La terre n’est pas une marchandise !
Cette politique de l’extractivisme qui constitue ce qu’on appelle un « terricide » représente une des formes les plus brutales de dépossession par le pillage de ressources naturelles, la dégradation, voire la destruction de l’environnement et des écosystèmes, au détriment des populations locales, de leur culture et mode de vie. Il est urgent de continuer à dénoncer le pillage systématique de la RDC, poumon vert de l’Afrique, et les nombreux conflits armés qui en découlent, qui durent depuis trop longtemps. Les populations du Kivu doivent retrouver leur souveraineté, et la tranquillité de vie dans leurs milieux.
Attac a toujours milité contre l’extractivisme et ses ravages.

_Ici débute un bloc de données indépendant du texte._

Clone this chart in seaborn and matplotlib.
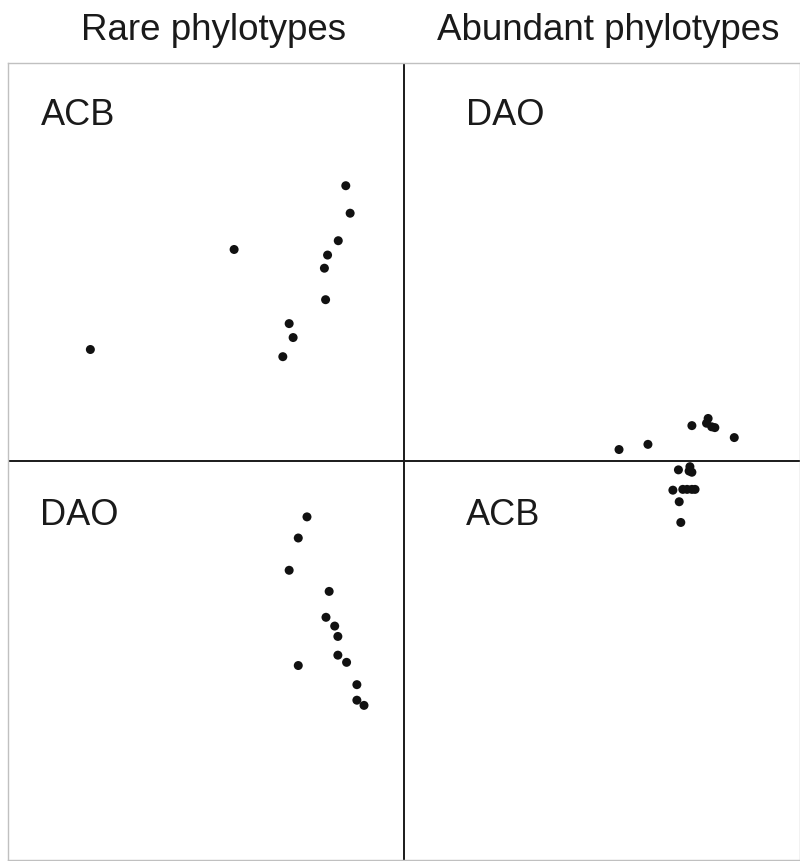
import matplotlib
matplotlib.use("Agg")
import matplotlib.pyplot as plt
import pandas as pd
import seaborn as sns

sns.set_theme(style="white")
plt.rcParams["font.family"] = ["Liberation Sans", "DejaVu Sans"]

# ordination scores (cross at 0,0)
rare_x = [-0.147, -0.136, -0.166, -0.193, -0.201, -0.198, -0.429, -0.290, -0.280, -0.306, -0.792,
          -0.245, -0.267, -0.290, -0.189, -0.197, -0.175, -0.167, -0.167, -0.145, -0.267, -0.119, -0.119, -0.101]
rare_y = [0.692, 0.623, 0.554, 0.518, 0.485, 0.406, 0.532, 0.346, 0.311, 0.263, 0.281,
          -0.139, -0.192, -0.273, -0.326, -0.391, -0.413, -0.439, -0.486, -0.504, -0.512, -0.560, -0.599, -0.612]
abund_x = [0.543, 0.616, 0.727, 0.768, 0.764, 0.785, 0.777, 0.834,
           0.693, 0.722, 0.720, 0.727, 0.679, 0.704, 0.715, 0.727, 0.735, 0.695, 0.699]
abund_y = [0.030, 0.043, 0.090, 0.108, 0.096, 0.085, 0.087, 0.060,
           -0.021, -0.013, -0.024, -0.027, -0.072, -0.070, -0.070, -0.070, -0.070, -0.101, -0.153]

titles = ["Rare phylotypes", "Abundant phylotypes"]
quadrant_labels = ["ACB", "DAO", "DAO", "ACB"]  # top-left, bottom-left, top-right, bottom-right

df = pd.concat([
    pd.DataFrame({"x": rare_x, "y": rare_y, "group": "rare"}),
    pd.DataFrame({"x": abund_x, "y": abund_y, "group": "abundant"}),
], ignore_index=True)

fig = plt.figure(figsize=(8, 8.61), dpi=100)
ax = fig.add_axes([0.01, 0.00116, 0.99, 0.9257])

sns.scatterplot(data=df, x="x", y="y", hue="group", palette={"rare": "#111111", "abundant": "#111111"},
                s=42, edgecolor="none", legend=False, ax=ax)

ax.axhline(0, color="#1a1a1a", lw=1.4, zorder=0)
ax.axvline(0, color="#1a1a1a", lw=1.4, zorder=0)
ax.set_xlim(-1, 1)
ax.set_ylim(-1, 1)
ax.set_xticks([])
ax.set_yticks([])
ax.set_xlabel("")
ax.set_ylabel("")
for sp in ax.spines.values():
    sp.set_color("#c0c0c0")
    sp.set_linewidth(1)

# quadrant labels
pos = [(0.041, 0.922), (0.041, 0.420), (0.578, 0.922), (0.578, 0.420)]
for (px, py), lab in zip(pos, quadrant_labels):
    ax.text(px, py, lab, transform=ax.transAxes, fontsize=26, color="#1a1a1a",
            ha="left", va="baseline")

fig.text(0.267, 0.953, titles[0], ha="center", va="baseline", fontsize=26.5, color="#1a1a1a")
fig.text(0.760, 0.953, titles[1], ha="center", va="baseline", fontsize=26.5, color="#1a1a1a")

fig.savefig("out.png", dpi=100)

Il est nécessaire de continuer à soutenir le mouvement social de RDC dont la Lucha , et de développer notre travail en commun avec toutes les associations luttant contre le pillage de la terre, dont l’association d’écologie décoloniale et de solidarité internationale « Génération Lumière », très mobilisée contre toutes les formes d’extractivisme et pour la paix en RDC. Attac souhaite contribuer à l’amplification des mobilisations internationales contre l’extractivisme qui détruit la planète à petit feu et appuyer les actions menées auprès des instances françaises, européennes et internationales. Les Accords de libre échange, comme celui existant entre l’UE et le Rwanda, doivent être dénoncés : malgré la mobilisation de Génération Lumière et le vote des députés européens pour demander sa suspension, l’accord est toujours en vigueur. La commission a refusé de suivre le vote des députés, mais la mobilisation continue
Halte à l’extractivisme prédateur !
Un monde post extractiviste et post capitaliste est possible, ce sera un monde favorable aux alternatives émancipatrices, permettant aux populations de retrouver ses sécurités collectives. Cela passera par le désarmement et démantèlement des milices armées qui sévissent depuis trop longtemps, la fin des coopératives militaires, et une diplomatie en faveur de la paix durable.